## What you will do
Using the data below, gather each line that includes the word "chart".

##########

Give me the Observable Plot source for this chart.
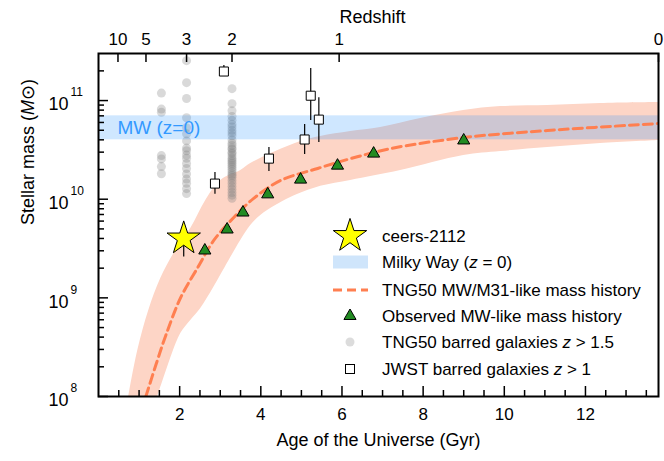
<!DOCTYPE html>
<html>
<head>
<meta charset="utf-8">
<script src="https://cdn.jsdelivr.net/npm/d3@7"></script>
<script src="https://cdn.jsdelivr.net/npm/@observablehq/plot@0.6"></script>
<style>
  body { margin: 0; background: #fff; }
  #chart svg { display: block; }
</style>
</head>
<body>
<div id="chart"></div>
<script>
// ---------- data ----------
// TNG50 MW/M31-like mass history: envelope (upper / lower edges) and median (dashed)
const bandUpperAge  = [0.746, 0.968, 1.239, 1.534, 1.904, 2.273, 2.643, 3.012, 3.505, 3.751, 4.369, 4.983, 5.475, 6.214, 6.953, 7.938, 8.997, 9.909, 11.067, 12.372, 13.8];
const bandUpperMass = [1.0e8, 2.93e8, 7.45e8, 1.57e9, 3.02e9, 5.05e9, 9.7e9, 1.55e10, 1.95e10, 2.30e10, 3.04e10, 3.85e10, 4.32e10, 4.85e10, 5.33e10, 6.58e10, 7.93e10, 8.69e10, 8.89e10, 9.33e10, 9.55e10];
const bandLowerAge  = [1.461, 1.658, 1.830, 2.027, 2.273, 2.520, 2.840, 3.259, 3.505, 3.751, 3.998, 4.367, 4.737, 5.476, 6.214, 7.446, 8.998, 9.909, 11.067, 12.372, 13.8];
const bandLowerMass = [1.0e8, 1.75e8, 2.80e8, 4.36e8, 5.90e8, 7.81e8, 1.27e9, 2.56e9, 3.82e9, 5.42e9, 6.84e9, 8.63e9, 1.04e10, 1.35e10, 1.55e10, 1.95e10, 2.77e10, 3.04e10, 3.34e10, 3.67e10, 3.94e10];
const tngLineAge  = [1.167, 1.411, 1.658, 2.027, 2.446, 2.840, 3.333, 3.825, 4.490, 5.401, 6.214, 7.200, 8.998, 11.067, 13.8];
const tngLineMass = [1.0e8, 2.07e8, 4.16e8, 1.01e9, 2.03e9, 3.82e9, 6.53e9, 1.02e10, 1.55e10, 2.05e10, 2.58e10, 3.26e10, 4.22e10, 4.97e10, 5.85e10];

// Observed MW-like mass history (triangles)
const obsAge  = [2.62, 3.17, 3.56, 4.17, 4.98, 5.89, 6.78, 9.00];
const obsMass = [3.02e9, 4.93e9, 7.33e9, 1.12e10, 1.58e10, 2.19e10, 2.90e10, 3.94e10];

// TNG50 barred galaxies z > 1.5 (three snapshots: z = 4, 3, 2)
const tngBarAges = [1.55, 2.17, 3.29];
const tngBarZ4 = [1.19e11, 8.2e10, 7.6e10, 2.77e10, 2.56e10, 2.14e10, 1.81e10];
const tngBarZ3 = [2.54e11, 1.52e11, 1.05e11, 6.7e10, 5.3e10, 4.6e10, 3.9e10, 3.3e10, 3.1e10, 2.8e10, 2.6e10, 2.3e10, 2.05e10, 1.8e10, 1.6e10, 1.45e10, 1.28e10, 1.14e10];
const tngBarZ2 = [1.32e11, 9.3e10, 7.9e10, 6.9e10, 6.3e10, 5.75e10, 5.4e10, 5.0e10, 4.7e10, 4.4e10, 4.0e10, 3.7e10, 3.5e10, 3.3e10, 3.2e10, 3.0e10, 2.9e10, 2.75e10, 2.6e10, 2.5e10, 2.4e10, 2.3e10, 2.2e10, 2.1e10, 2.0e10, 1.9e10, 1.8e10, 1.74e10, 1.66e10, 1.55e10, 1.45e10, 1.35e10, 1.26e10, 1.17e10, 1.1e10, 1.02e10];

// JWST barred galaxies z > 1 (squares with error bars)
const jwstAge  = [2.87, 3.09, 4.20, 5.08, 5.23, 5.43];
const jwstMass = [1.44e10, 1.97e11, 2.58e10, 4.03e10, 1.12e11, 6.41e10];
const jwstLo   = [1.12e10, 1.80e11, 1.91e10, 2.84e10, 6.27e10, 3.75e10];
const jwstHi   = [1.87e10, 2.27e11, 3.34e10, 5.71e10, 2.11e11, 1.07e11];

// ceers-2112
const starAge = [2.10], starMass = [4.0e9], starLo = [2.6e9], starHi = [5.5e9];

// Milky Way (z = 0) band
const mwLow = 4.0e10, mwHigh = 7.0e10;

// axes
const xDomain = [0, 13.8];
const yDomain = [1e8, 3e11];
const xMajor = [2, 4, 6, 8, 10, 12];
const xMinor = [0.5, 1, 1.5, 2.5, 3, 3.5, 4.5, 5, 5.5, 6.5, 7, 7.5, 8.5, 9, 9.5, 10.5, 11, 11.5, 12.5, 13, 13.5];
const yMajor = [1e8, 1e9, 1e10, 1e11];
const yExps  = ["8", "9", "10", "11"];
const yMinor = [2e8,3e8,4e8,5e8,6e8,7e8,8e8,9e8, 2e9,3e9,4e9,5e9,6e9,7e9,8e9,9e9, 2e10,3e10,4e10,5e10,6e10,7e10,8e10,9e10, 2e11];
const zAges  = [0.48, 1.17, 2.17, 3.29, 5.93, 13.8];
const zLabels = ["10", "5", "3", "2", "1", "0"];

const legendLabels = ["ceers-2112", "Milky Way (z = 0)", "TNG50 MW/M31-like mass history", "Observed MW-like mass history", "TNG50 barred galaxies z > 1.5", "JWST barred galaxies z > 1"];

// ---------- build tables ----------
const band = bandUpperAge.map((a, i) => ({x1: a, y1: bandUpperMass[i], x2: bandLowerAge[i], y2: bandLowerMass[i]}));
const tngLine = tngLineAge.map((a, i) => ({age: a, mass: tngLineMass[i]}));
const obs = obsAge.map((a, i) => ({age: a, mass: obsMass[i]}));
const tngBar = [
  ...tngBarZ4.map(m => ({age: tngBarAges[0], mass: m})),
  ...tngBarZ3.map(m => ({age: tngBarAges[1], mass: m})),
  ...tngBarZ2.map(m => ({age: tngBarAges[2], mass: m}))
];
const jwst = jwstAge.map((a, i) => ({age: a, mass: jwstMass[i], lo: jwstLo[i], hi: jwstHi[i]}));
const star = starAge.map((a, i) => ({age: a, mass: starMass[i], lo: starLo[i], hi: starHi[i]}));

const W = 664, H = 461, mL = 98, mR = 6, mT = 53, mB = 65;
const fh = H - mT - mB, fw = W - mL - mR;
const FONT = "'Liberation Sans', Arial, Helvetica, sans-serif";

const svg = Plot.plot({
  width: W, height: H,
  marginLeft: mL, marginRight: mR, marginTop: mT, marginBottom: mB,
  style: {fontFamily: FONT, background: "#fff", color: "#000"},
  x: {domain: xDomain, axis: null},
  y: {type: "log", domain: yDomain, axis: null},
  marks: [
    Plot.area(band, {x1: "x1", y1: "y1", x2: "x2", y2: "y2", fill: "#fdd5c6", curve: "catmull-rom", clip: true}),
    Plot.dot(tngBar, {x: "age", y: "mass", r: 4.5, fill: "#808080", fillOpacity: 0.3}),
    Plot.rect([{lo: mwLow, hi: mwHigh}], {x1: () => xDomain[0], x2: () => xDomain[1], y1: "lo", y2: "hi", fill: "#1e90ff", fillOpacity: 0.21}),
    Plot.line(tngLine, {x: "age", y: "mass", stroke: "#ff7f50", strokeWidth: 3, strokeDasharray: "9,5", curve: "catmull-rom", clip: true}),
    Plot.ruleX(jwst, {x: "age", y1: "lo", y2: "hi", stroke: "#000", strokeWidth: 1.2}),
    Plot.dot(jwst, {x: "age", y: "mass", symbol: "square", r: 5.1, fill: "#fff", stroke: "#000", strokeWidth: 1}),
    Plot.dot(obs, {x: "age", y: "mass", symbol: "triangle", r: 4.5, fill: "#228b22", stroke: "#000", strokeWidth: 1}),
    Plot.ruleX(star, {x: "age", y1: "lo", y2: "hi", stroke: "#000", strokeWidth: 1.2}),
    Plot.dot(star, {x: "age", y: "mass", symbol: "star", r: 10.5, fill: "#ffff00", stroke: "#000", strokeWidth: 1}),
    Plot.text(["MW (z=0)"], {text: d => d, frameAnchor: "left", y: () => Math.sqrt(mwLow * mwHigh), dx: 19, textAnchor: "start", fill: "#3399ff", fontSize: 19}),
    // ticks (inward)
    Plot.ruleX(xMajor, {x: d => d, insetTop: fh - 10, stroke: "#000", strokeWidth: 1.5}),
    Plot.ruleX(xMinor, {x: d => d, insetTop: fh - 6, stroke: "#000", strokeWidth: 1.5}),
    Plot.ruleX(zAges, {x: d => d, insetBottom: fh - 9, stroke: "#000", strokeWidth: 1.5}),
    Plot.ruleY(yMajor, {y: d => d, insetRight: fw - 10, stroke: "#000", strokeWidth: 1.5}),
    Plot.ruleY(yMinor, {y: d => d, insetRight: fw - 6, stroke: "#000", strokeWidth: 1.5}),
    Plot.frame({stroke: "#000", strokeWidth: 2}),
    // tick labels
    Plot.text(xMajor, {x: d => d, text: d => String(d), frameAnchor: "bottom", dy: 23, fontSize: 17, fill: "#000"}),
    Plot.text(zAges, {x: d => d, text: (d, i) => zLabels[i], frameAnchor: "top", dy: -21, fontSize: 17, fill: "#000"}),
    Plot.text(yMajor, {y: d => d, text: () => "10", frameAnchor: "left", dx: -30, dy: 4, textAnchor: "end", fontSize: 18, fill: "#000"}),
    Plot.text(yMajor, {y: d => d, text: (d, i) => yExps[i], frameAnchor: "left", dx: -28, dy: -8, textAnchor: "start", fontSize: 12, fill: "#000"}),
    // axis labels
    Plot.text(["Age of the Universe (Gyr)"], {text: d => d, frameAnchor: "bottom", dy: 49, fontSize: 18, fill: "#000"}),
    Plot.text(["Redshift"], {text: d => d, frameAnchor: "top", dy: -43, dx: -6, fontSize: 18, fill: "#000"}),
    Plot.text(["Stellar mass (M⊙)"], {text: d => d, frameAnchor: "left", dx: -70, rotate: -90, fontSize: 18, fill: "#000"})
  ]
});

// italic fragments
function italicize(el, parts) {
  el.textContent = "";
  for (const [s, it] of parts) {
    const t = document.createElementNS("http://www.w3.org/2000/svg", "tspan");
    t.textContent = s;
    if (it) t.setAttribute("font-style", "italic");
    el.appendChild(t);
  }
}
d3.select(svg).selectAll("text").each(function () {
  if (this.textContent === "Stellar mass (M⊙)") italicize(this, [["Stellar mass (", false], ["M", true], ["⊙)", false]]);
});

// legend
const lg = d3.select(svg).append("g").attr("font-family", FONT).attr("font-size", 17).attr("text-anchor", "start");
const lx = 350, tx = 382, rows = [236, 262, 290, 316, 342, 369];
lg.append("path").attr("d", d3.symbol(d3.symbolStar, Math.PI * 10.5 * 10.5)())
  .attr("transform", `translate(${lx},${rows[0]})`).attr("fill", "#ffff00").attr("stroke", "#000");
lg.append("rect").attr("x", 333).attr("y", rows[1] - 6.5).attr("width", 35).attr("height", 13).attr("fill", "#cfe5fb");
lg.append("line").attr("x1", 333).attr("x2", 368).attr("y1", rows[2]).attr("y2", rows[2])
  .attr("stroke", "#ff7f50").attr("stroke-width", 3).attr("stroke-dasharray", "9,5");
lg.append("path").attr("d", d3.symbol(d3.symbolTriangle, Math.PI * 4.5 * 4.5)())
  .attr("transform", `translate(${lx},${rows[3]})`).attr("fill", "#228b22").attr("stroke", "#000");
lg.append("circle").attr("cx", lx).attr("cy", rows[4]).attr("r", 4.5).attr("fill", "#dcdcdc");
lg.append("rect").attr("x", lx - 4.5).attr("y", rows[5] - 4.5).attr("width", 9).attr("height", 9)
  .attr("fill", "#fff").attr("stroke", "#000");
const italicParts = [
  [[legendLabels[0], false]],
  [["Milky Way (", false], ["z", true], [" = 0)", false]],
  [[legendLabels[2], false]],
  [[legendLabels[3], false]],
  [["TNG50 barred galaxies ", false], ["z", true], [" > 1.5", false]],
  [["JWST barred galaxies ", false], ["z", true], [" > 1", false]]
];
legendLabels.forEach((lab, i) => {
  const t = lg.append("text").attr("x", tx).attr("y", rows[i]).attr("dy", "0.35em")
    .attr("text-anchor", "start").attr("fill", "#000").text(lab);
  italicize(t.node(), italicParts[i]);
});

document.getElementById("chart").appendChild(svg);
</script>
</body>
</html>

##########

## Answer to this problem
Give me the Observable Plot source for this chart.
  #chart svg { display: block; }
<div id="chart"></div>
document.getElementById("chart").appendChild(svg);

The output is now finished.